Problem description –
State the count of lines below in which the word "this" appears, and add nothing.

Items listed in a dataset:
···
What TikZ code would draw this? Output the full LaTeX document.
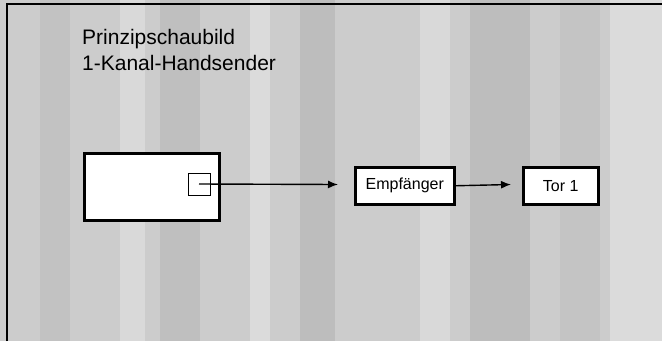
\documentclass[tikz,border=0pt]{standalone}
\usepackage{fontspec}
\setmainfont{Liberation Sans}
\usetikzlibrary{arrows.meta}
\begin{document}
\begin{tikzpicture}[x=1pt,y=-1pt,
  block/.style={draw=black,line width=2.5pt,fill=white,inner sep=0pt,anchor=north west},
  flow/.style={line width=1.4pt,-{Latex[length=10pt,width=8pt]}},
  label/.style={font=\fontsize{16}{16}\selectfont}]
  \useasboundingbox (0,0) rectangle (662,341);
  % screened background
  \fill[black!20] (0,0) rectangle (662,341);
  \foreach \x/\w/\s in {40/30/24,120/25/15,160/40/25,250/20/14,300/35/26,420/30/15,470/60/26,560/40/23,610/52/14}
    \fill[black!\s] (\x,0) rectangle ++(\w,341);
  % frame
  \draw[line width=1.5pt] (7,341) -- (7,4) -- (662,4);
  % title
  \node[anchor=north west,align=left,inner sep=0pt,font=\fontsize{21}{26}\selectfont] (title) at (82,29)
    {Prinzipschaubild\\1-Kanal-Handsender};
  % hand transmitter with button
  \node[block,minimum width=135pt,minimum height=67pt] (sender) at (83,152) {};
  \node[draw=black,line width=0.8pt,fill=white,minimum size=22pt,inner sep=0pt] (taste) at (199,184) {};
  % receiver and door
  \node[block,minimum width=99pt,minimum height=37pt] (empf) at (354,166) {};
  \node[label] at (empf.center) {Empf\"anger};
  \node[block,minimum width=75pt,minimum height=37pt] (tor) at (522,166) {};
  \node[label] at (tor.center) {Tor 1};
  \coordinate (ziel) at (338,184.5);
  \draw[flow] (taste.center) -- (ziel);
  \coordinate (ziel2) at (511,184.5);
  \draw[flow] (empf.east) -- (ziel2);
\end{tikzpicture}
\end{document}
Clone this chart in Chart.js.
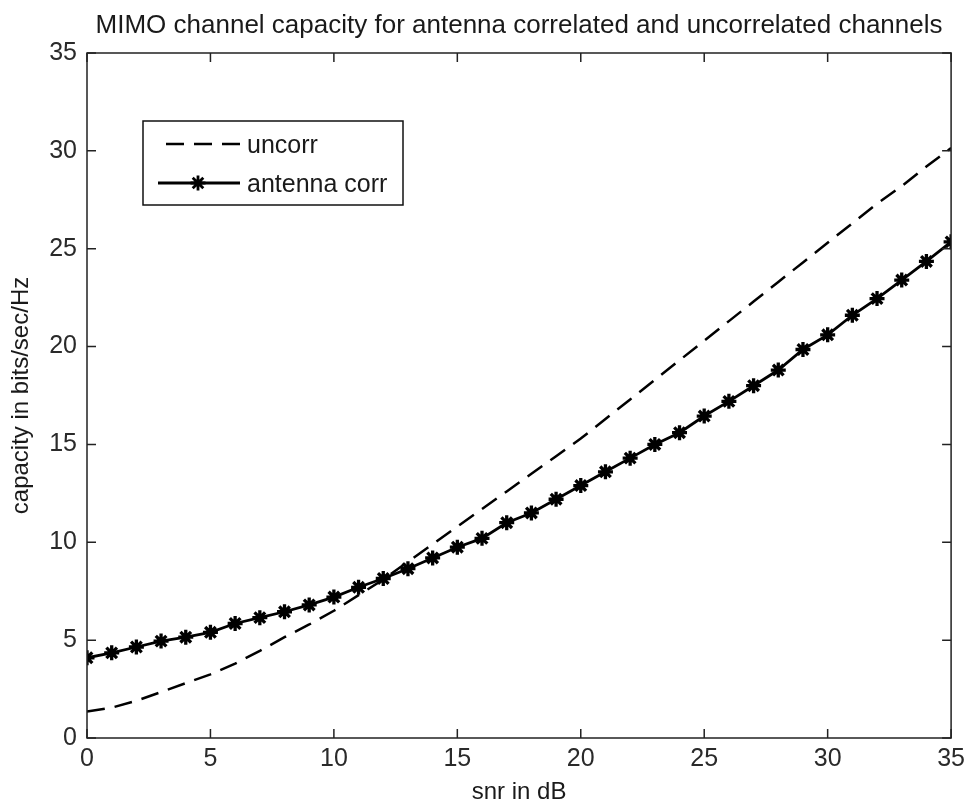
<!DOCTYPE html>
<html>
<head>
<meta charset="utf-8">
<script src="https://cdn.jsdelivr.net/npm/chart.js@4.4.1/dist/chart.umd.min.js"></script>
<style>
  body { margin: 0; background: #fff; }
  #wrap { width: 971px; height: 806px; }
</style>
</head>
<body>
<div id="wrap"><canvas id="capacityChart"></canvas></div>
<script>
const snr = [0,1,2,3,4,5,6,7,8,9,10,11,12,13,14,15,16,17,18,19,20,21,22,23,24,25,26,27,28,29,30,31,32,33,34,35];
const uncorr = [1.35,1.55,1.9,2.35,2.8,3.25,3.8,4.45,5.15,5.8,6.5,7.3,8.1,9.0,9.9,10.8,11.7,12.6,13.5,14.4,15.3,16.3,17.3,18.3,19.3,20.3,21.3,22.3,23.3,24.3,25.3,26.3,27.3,28.2,29.2,30.15];
const antennaCorr = [4.1,4.35,4.65,4.95,5.15,5.4,5.85,6.15,6.45,6.8,7.2,7.7,8.15,8.65,9.2,9.75,10.2,11.0,11.5,12.2,12.9,13.6,14.3,15.0,15.6,16.45,17.2,18.0,18.8,19.85,20.6,21.6,22.45,23.4,24.35,25.35];
const xTicks = [0,5,10,15,20,25,30,35];
const yTicks = [0,5,10,15,20,25,30,35];

const font = "'Liberation Sans', Arial, sans-serif";

function toPoints(ys){
  return snr.map((x, i) => ({x: x, y: ys[i]}));
}

// matlab style box with inward ticks on all four sides
const boxPlugin = {
  id: 'box',
  afterDatasetsDraw(chart){
    const {ctx, chartArea: a, scales: {x, y}} = chart;
    const len = 9;
    ctx.save();
    ctx.strokeStyle = '#222';
    ctx.lineWidth = 1.5;
    ctx.strokeRect(a.left, a.top, a.right - a.left, a.bottom - a.top);
    ctx.beginPath();
    xTicks.forEach(v => {
      const px = x.getPixelForValue(v);
      ctx.moveTo(px, a.bottom); ctx.lineTo(px, a.bottom - len);
      ctx.moveTo(px, a.top); ctx.lineTo(px, a.top + len);
    });
    yTicks.forEach(v => {
      const py = y.getPixelForValue(v);
      ctx.moveTo(a.left, py); ctx.lineTo(a.left + len, py);
      ctx.moveTo(a.right, py); ctx.lineTo(a.right - len, py);
    });
    ctx.stroke();
    ctx.restore();
  }
};

// legend box drawn inside the axes, upper left
const legendPlugin = {
  id: 'insideLegend',
  afterDraw(chart){
    const ctx = chart.ctx;
    const sets = chart.data.datasets;
    const bx = 143, by = 121, bw = 260, bh = 84;
    ctx.save();
    ctx.fillStyle = '#fff';
    ctx.fillRect(bx, by, bw, bh);
    ctx.strokeStyle = '#111';
    ctx.lineWidth = 1.5;
    ctx.strokeRect(bx, by, bw, bh);
    const rows = [144, 183];
    sets.forEach((ds, i) => {
      const yy = rows[i];
      ctx.strokeStyle = ds.borderColor;
      ctx.lineWidth = ds.borderWidth;
      ctx.setLineDash(ds.borderDash || []);
      ctx.beginPath();
      ctx.moveTo(i === 0 ? 166 : 158, yy);
      ctx.lineTo(240, yy);
      ctx.stroke();
      ctx.setLineDash([]);
      if (ds.pointRadius > 0) {
        Chart.helpers.drawPoint(ctx, {pointStyle: ds.pointStyle, radius: ds.pointRadius, borderWidth: ds.pointBorderWidth}, 198, yy);
      }
      ctx.fillStyle = '#1a1a1a';
      ctx.font = '25px ' + font;
      ctx.textBaseline = 'middle';
      ctx.fillText(ds.label, 247, yy + 2);
    });
    ctx.restore();
  }
};

new Chart(document.getElementById('capacityChart'), {
  type: 'line',
  data: {
    datasets: [{
      label: 'uncorr',
      data: toPoints(uncorr),
      borderColor: '#000',
      borderWidth: 2.5,
      borderDash: [18, 10],
      pointRadius: 0,
      tension: 0
    }, {
      label: 'antenna corr',
      data: toPoints(antennaCorr),
      borderColor: '#000',
      backgroundColor: '#000',
      borderWidth: 2.8,
      pointStyle: 'star',
      pointRadius: 7.5,
      pointBorderWidth: 3.3,
      pointBorderColor: '#000',
      tension: 0
    }]
  },
  options: {
    responsive: true,
    maintainAspectRatio: false,
    animation: false,
    layout: {
      padding: {left: 0, right: 16, top: 0, bottom: 0}
    },
    plugins: {
      legend: { display: false },
      tooltip: { enabled: false },
      title: {
        display: true,
        fullSize: false,
        text: 'MIMO channel capacity for antenna correlated and uncorrelated channels',
        color: '#1a1a1a',
        font: { family: font, size: 26, weight: 'normal', lineHeight: 1.2 },
        padding: { top: 10, bottom: 11.8 }
      }
    },
    scales: {
      x: {
        type: 'linear',
        min: 0,
        max: 35,
        afterFit(scale){ scale.height = 68; },
        afterBuildTicks(scale){ scale.ticks = xTicks.map(v => ({value: v})); },
        grid: { display: false, drawTicks: false },
        border: { display: false },
        ticks: { color: '#2a2a2a', padding: 6, maxRotation: 0, font: { family: font, size: 25 } },
        title: {
          display: true,
          text: 'snr in dB',
          color: '#1a1a1a',
          font: { family: font, size: 24, lineHeight: 1.1 },
          padding: { top: 0, bottom: 0 }
        }
      },
      y: {
        type: 'linear',
        min: 0,
        max: 35,
        afterFit(scale){ scale.width = 87; },
        afterBuildTicks(scale){ scale.ticks = yTicks.map(v => ({value: v})); },
        grid: { display: false, drawTicks: false },
        border: { display: false },
        ticks: { color: '#2a2a2a', padding: 10, font: { family: font, size: 25 } },
        title: {
          display: true,
          text: 'capacity in bits/sec/Hz',
          color: '#1a1a1a',
          font: { family: font, size: 24, lineHeight: 1.2 },
          padding: { top: 7, bottom: 0 }
        }
      }
    }
  },
  plugins: [boxPlugin, legendPlugin]
});
</script>
</body>
</html>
···
Task answer –
2